I'm curious as to whether most of you are purchasing or making competent cells, and what the trade-offs are. It's strange because I see a lot of discussion about how to make competent cells in these forums, which makes me think lots of people are making their own, but also see a lot of companies offering a large variety of competent cells, which makes me think there's a lot of demand for purchasing them.

Thoughts?

-Ra_-

I believe most labs make their own competent cells, it is simply to expensive not to do so.

The trade off is that home made competent cells which are very cheap are far less efficient then company cells.
(Home made) 10^6 compared to (company) 10^10

For most situations home made cells are good enough, but there are those hard ligations, like ligating very large plasmids, BAC, PAC and very DNA fragment together. The higher efficiency of company cells is need in such a situation.

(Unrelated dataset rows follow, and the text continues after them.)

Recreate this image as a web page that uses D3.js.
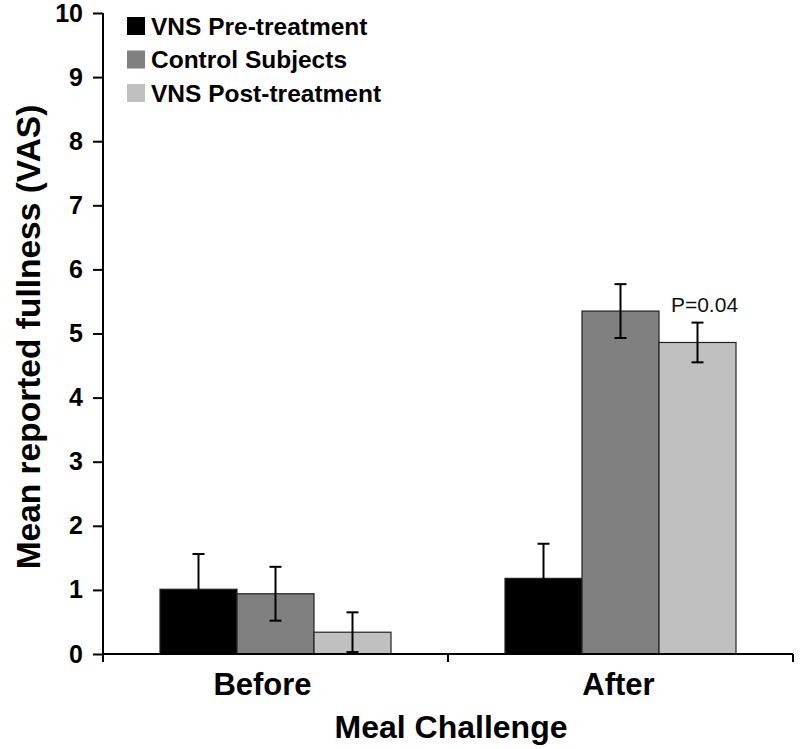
<!DOCTYPE html>
<html>
<head>
<meta charset="utf-8">
<script src="https://cdnjs.cloudflare.com/ajax/libs/d3/7.8.5/d3.min.js"></script>
<style>
body { margin: 0; background: #fff; }
svg { display: block; font-family: "Liberation Sans", Arial, sans-serif; }
</style>
</head>
<body>
<svg id="chart" width="800" height="749"></svg>
<script>
const categories = ["Before", "After"];
const seriesNames = ["VNS Pre-treatment", "Control Subjects", "VNS Post-treatment"];
const seriesColors = ["#000000", "#808080", "#c0c0c0"];
const preValues = [1.01, 1.18];
const controlValues = [0.94, 5.35];
const postValues = [0.34, 4.86];
const preErrors = [0.55, 0.54];
const controlErrors = [0.42, 0.42];
const postErrors = [0.31, 0.31];
const yTicks = [0, 1, 2, 3, 4, 5, 6, 7, 8, 9, 10];
const annotations = [{ category: "After", series: 2, text: "P=0.04" }];

const values = [preValues, controlValues, postValues];
const errors = [preErrors, controlErrors, postErrors];

const svg = d3.select("#chart");
const margin = { top: 13, right: 7, bottom: 95, left: 103 };
const W = 800, H = 749;
const innerW = W - margin.left - margin.right;
const innerH = H - margin.top - margin.bottom;

const g = svg.append("g").attr("transform", `translate(${margin.left},${margin.top})`);

const x0 = d3.scaleBand().domain(categories).range([0, innerW]).paddingInner(0).paddingOuter(0);
const x1 = d3.scaleBand().domain(d3.range(seriesNames.length)).range([57, x0.bandwidth() - 57]).padding(0);
const y = d3.scaleLinear().domain([0, 10]).range([innerH, 0]);

// bars
const data = [];
categories.forEach((c, ci) => {
  seriesNames.forEach((s, si) => {
    data.push({ cat: c, si, v: values[si][ci], e: errors[si][ci] });
  });
});

g.selectAll("rect.bar").data(data).enter().append("rect")
  .attr("class", "bar")
  .attr("x", d => x0(d.cat) + x1(d.si))
  .attr("y", d => y(d.v))
  .attr("width", x1.bandwidth())
  .attr("height", d => y(0) - y(d.v))
  .attr("fill", d => seriesColors[d.si])
  .attr("stroke", "#222")
  .attr("stroke-width", 1.2);

// error bars
const eb = g.selectAll("g.err").data(data).enter().append("g").attr("class", "err");
const cx = d => x0(d.cat) + x1(d.si) + x1.bandwidth() / 2;
eb.append("line")
  .attr("x1", cx).attr("x2", cx)
  .attr("y1", d => y(d.v + d.e)).attr("y2", d => y(Math.max(0, d.v - d.e)))
  .attr("stroke", "#000").attr("stroke-width", 2);
eb.append("line")
  .attr("x1", d => cx(d) - 6).attr("x2", d => cx(d) + 6)
  .attr("y1", d => y(d.v + d.e)).attr("y2", d => y(d.v + d.e))
  .attr("stroke", "#000").attr("stroke-width", 2);
eb.append("line")
  .attr("x1", d => cx(d) - 6).attr("x2", d => cx(d) + 6)
  .attr("y1", d => y(Math.max(0, d.v - d.e))).attr("y2", d => y(Math.max(0, d.v - d.e)))
  .attr("stroke", "#000").attr("stroke-width", 2);

// annotation
annotations.forEach(a => {
  const d = data.find(dd => dd.cat === a.category && dd.si === a.series);
  g.append("text")
    .attr("x", x0(a.category) + x1(a.series) + x1.bandwidth() / 2 + 7)
    .attr("y", y(d.v + d.e) - 11)
    .attr("text-anchor", "middle")
    .attr("font-size", 21)
    .attr("fill", "#111")
    .text(a.text);
});

// y axis
const yAxis = g.append("g").call(d3.axisLeft(y).tickValues(yTicks).tickSize(10).tickPadding(10).tickFormat(d3.format("d")));
yAxis.select(".domain").attr("stroke", "#000").attr("stroke-width", 2).attr("d", `M0,${y(10)}V${y(0)}`);
yAxis.selectAll(".tick line").attr("stroke", "#000").attr("stroke-width", 2);
yAxis.selectAll(".tick text").attr("font-size", 25).attr("font-weight", "bold").attr("fill", "#000")
  .attr("font-family", "Liberation Sans, Arial, sans-serif");

// x axis
const xAxis = g.append("g").attr("transform", `translate(0,${innerH})`);
xAxis.append("line").attr("x1", 0).attr("x2", innerW).attr("y1", 0).attr("y2", 0)
  .attr("stroke", "#000").attr("stroke-width", 2);
const boundaries = categories.map(c => x0(c)).concat([innerW]);
xAxis.selectAll("line.tk").data(boundaries).enter().append("line").attr("class", "tk")
  .attr("x1", d => d).attr("x2", d => d).attr("y1", 0).attr("y2", 8)
  .attr("stroke", "#000").attr("stroke-width", 2);
xAxis.selectAll("text.cat").data(categories).enter().append("text").attr("class", "cat")
  .attr("x", d => x0(d) + x0.bandwidth() / 2 - (d === "Before" ? 13 : 2))
  .attr("y", 41)
  .attr("text-anchor", "middle")
  .attr("font-size", 31).attr("font-weight", "bold").attr("fill", "#000")
  .text(d => d);

// axis titles
svg.append("text")
  .attr("x", 451).attr("y", 738)
  .attr("text-anchor", "middle")
  .attr("font-size", 32).attr("font-weight", "bold").attr("fill", "#000")
  .text("Meal Challenge");

svg.append("text")
  .attr("transform", "translate(40,337) rotate(-90)")
  .attr("text-anchor", "middle")
  .attr("font-size", 33.5).attr("font-weight", "bold").attr("fill", "#000")
  .text("Mean reported fullness (VAS)");

// legend
const legend = svg.append("g").attr("transform", "translate(127,17)");
const li = legend.selectAll("g").data(seriesNames).enter().append("g")
  .attr("transform", (d, i) => `translate(0,${i * 33.5})`);
li.append("rect").attr("width", 18).attr("height", 18).attr("fill", (d, i) => seriesColors[i]);
li.append("text").attr("x", 24).attr("y", 17.5)
  .attr("font-size", 24.5).attr("font-weight", "bold").attr("fill", "#000")
  .text(d => d);
</script>
</body>
</html>
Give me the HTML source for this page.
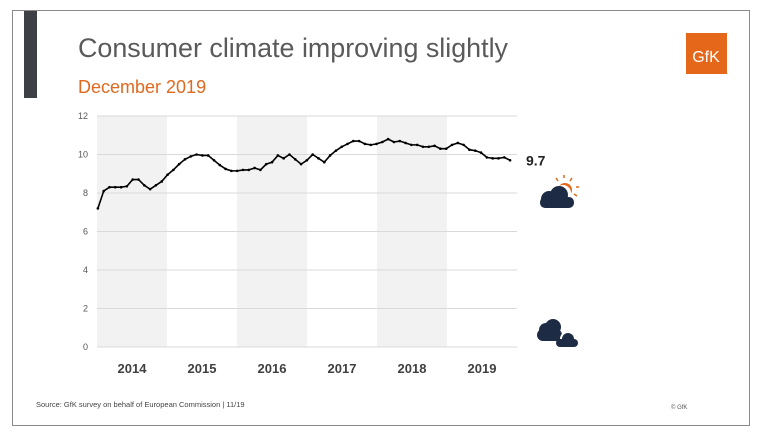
<!DOCTYPE html>
<html><head><meta charset="utf-8"><style>
body{margin:0;background:#fff;width:757px;height:435px;overflow:hidden;font-family:"Liberation Sans",sans-serif;}
</style></head><body>
<svg width="757" height="435">
<rect x="12.5" y="10.5" width="737" height="415" fill="#fff" stroke="#8a8a8a" stroke-width="1"/>
<rect x="24" y="11" width="13" height="87" fill="#3d4145"/>
<text x="78" y="57" font-size="27" fill="#5a5a5a" textLength="430" lengthAdjust="spacingAndGlyphs">Consumer climate improving slightly</text>
<text x="78" y="93" font-size="18" fill="#e0691f">December 2019</text>
<g>
<rect x="686" y="33" width="41" height="41" fill="#e5671a"/>
<text x="706" y="62" font-size="16" fill="#fff" text-anchor="middle">GfK</text>
</g>
<g id="chart"></g>
<g>
<circle cx="565" cy="190" r="7" fill="#e5671a"/>
<g stroke="#e5671a" stroke-width="1.5"><line x1="564" y1="175" x2="564" y2="178"/><line x1="556" y1="178" x2="558" y2="181"/><line x1="572" y1="178" x2="570" y2="181"/><line x1="576" y1="187" x2="579" y2="187"/><line x1="574" y1="194" x2="577" y2="196"/></g>
<circle cx="563" cy="193" r="8" fill="#fff"/>
<circle cx="549" cy="199" r="8" fill="#1e2b45"/><circle cx="559" cy="195" r="9" fill="#1e2b45"/><rect x="540" y="197" width="34" height="11" rx="5" fill="#1e2b45"/>
</g>
<g>
<circle cx="546" cy="330" r="7" fill="#1e2b45"/><circle cx="553" cy="327" r="8" fill="#1e2b45"/><rect x="537" y="329" width="25" height="12" rx="6" fill="#1e2b45"/>
<circle cx="568" cy="339" r="8" fill="#fff"/><rect x="554" y="341" width="26" height="8" fill="#fff"/>
<circle cx="568" cy="339" r="6" fill="#1e2b45"/><rect x="556" y="339" width="22" height="8" rx="4" fill="#1e2b45"/>
</g>
<text x="36" y="407" font-size="7.5" fill="#444">Source: GfK survey on behalf of European Commission | 11/19</text>
<text x="671" y="409" font-size="6" fill="#555">© GfK</text>
</svg>
<script>
const years=["2014","2015","2016","2017","2018","2019"];
const yTicks=[0,2,4,6,8,10,12];
const values=[7.2,8.1,8.3,8.3,8.3,8.35,8.7,8.7,8.4,8.2,8.4,8.6,
8.95,9.2,9.5,9.75,9.9,10.0,9.95,9.95,9.7,9.45,9.25,9.15,
9.15,9.2,9.2,9.3,9.2,9.5,9.6,9.95,9.8,10.0,9.75,9.5,
9.7,10.0,9.8,9.6,9.95,10.2,10.4,10.55,10.7,10.7,10.55,10.5,
10.55,10.65,10.8,10.65,10.7,10.6,10.5,10.5,10.4,10.4,10.45,10.3,
10.3,10.5,10.6,10.5,10.25,10.2,10.1,9.85,9.8,9.8,9.85,9.7];
const lastLabel="9.7";
const ns="http://www.w3.org/2000/svg",g=document.getElementById('chart');
const X0=97,X1=517,Y0=347,Y1=116;
const yS=v=>Y0-(v-0)/(12)*(Y0-Y1);
const yw=(X1-X0)/years.length;
const xS=i=>X0+(i+0.15)*(X1-X0-2)/(values.length);
function mk(t,a){const e=document.createElementNS(ns,t);for(const k in a)e.setAttribute(k,a[k]);g.appendChild(e);return e;}
years.forEach((y,i)=>{
 if(i%2==0){const r=mk('rect',{x:X0+i*yw,y:Y1,width:yw,height:Y0-Y1,fill:'#f2f2f2'});
 
 }
 const t=mk('text',{x:X0+(i+0.5)*yw,y:373,'font-size':13,'font-weight':'bold',fill:'#404040','text-anchor':'middle'});t.textContent=y;
 
 
});
yTicks.forEach(v=>{
 const l=mk('line',{x1:X0,x2:X1,y1:yS(v),y2:yS(v),stroke:'#d9d9d9','stroke-width':1});
 
 
 const t=mk('text',{x:88,y:yS(v)+3,'font-size':9,fill:'#555','text-anchor':'end'});t.textContent=v;
 
 
});
const p=mk('polyline',{points:values.map((v,i)=>xS(i)+','+yS(v)).join(' '),fill:'none',stroke:'#000','stroke-width':1.6,'stroke-linejoin':'round'});


values.forEach((v,i)=>{const c=mk('circle',{cx:xS(i),cy:yS(v),r:1.3,fill:'#000'});
 
 });
const lt=mk('text',{x:526,y:yS(values[values.length-1])+5,'font-size':14,'font-weight':'bold',fill:'#222'});lt.textContent=lastLabel;


</script>
</body></html>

The reason for this inefficiency is that we don't invest substantial time and effort to improve the generic hand me down protocol that we use. (which might be surpassed by better methods decades ago). And if some brave soul has done the optimisation work, we as a community have been very disorganised and been unable to enshrine said work and transmit it efficiently to each new generation of PhD students.

Companies have capitalised on this malaise and/or disorganisation to basically charge blood for competent cells which differ only by the protocol used in their processing.

-perneseblue-

Getting competent cells from companies prove one thing which is they do provide quality control over their products and thus their transformation efficiency is extremely high. But the down part is it is very very expensive to buy those competent cells.

On the other hand, making own competent cells are pretty tedious. But it is very cheap to make it. Of course, the quality control isnt that good. Sometimes I got extremely low transformation efficienty (certain tube). But I guess as long as you are able to transform desired plasmid, I don't see any problem with that. biggrin.gif

-timjim-

QUOTE (Ra_ @ Apr 19 2007, 02:12 AM)
I'm curious as to whether most of you are purchasing or making competent cells, and what the trade-offs are. It's strange because I see a lot of discussion about how to make competent cells in these forums, which makes me think lots of people are making their own, but also see a lot of companies offering a large variety of competent cells, which makes me think there's a lot of demand for purchasing them.

Thoughts?


some say that making competent cells is cheaper than buying; cheap are only the material but not the labour costs, besides you have slaves that work w/o salary; time is money, and buying excellent material is a good investment

-The Bearer-

I have spent the time to optimize competent cell preparation, and to compare the bewildering array of possible techniques. We routinely now make cells as good as commercial chemically competent cells, as measured by standard transformation tests. We make them in high volume, about once every two months. See here:
http://openwetware.org/wiki/TOP10_chemically_competent_cells

-phage434-

I have not invested my time to do it by myself, but I did squeez it to the maximal usage. I took some advice from Bioforum and cut the amount of bacteria used for each tranformation. Instead of 50 ul as recommended, I use only 10 ul. For my purpose, I got more than enough colonies from each transformation, which makes the purcahse less painful. hehe. Poor man's trick.

-genehunter-1-

Thanks for the protocol I will be sure to give it a go. Just curious though - why grow the bacteria on SOB plates first? Are LB plates ok for a substitute or should I stick to SOB?

-rachel_b-

we make our own competent cell, as other said it is tedious. now i have only 4 tube of competent cell, i need to make it soon, i already made the media but when i think to make the cell i really feel tired......

-T. reesei-

It's probably not important to use SOB plates for the seed stocks, but since this is essentially a once in 10 years event, it is hardly much of a burden.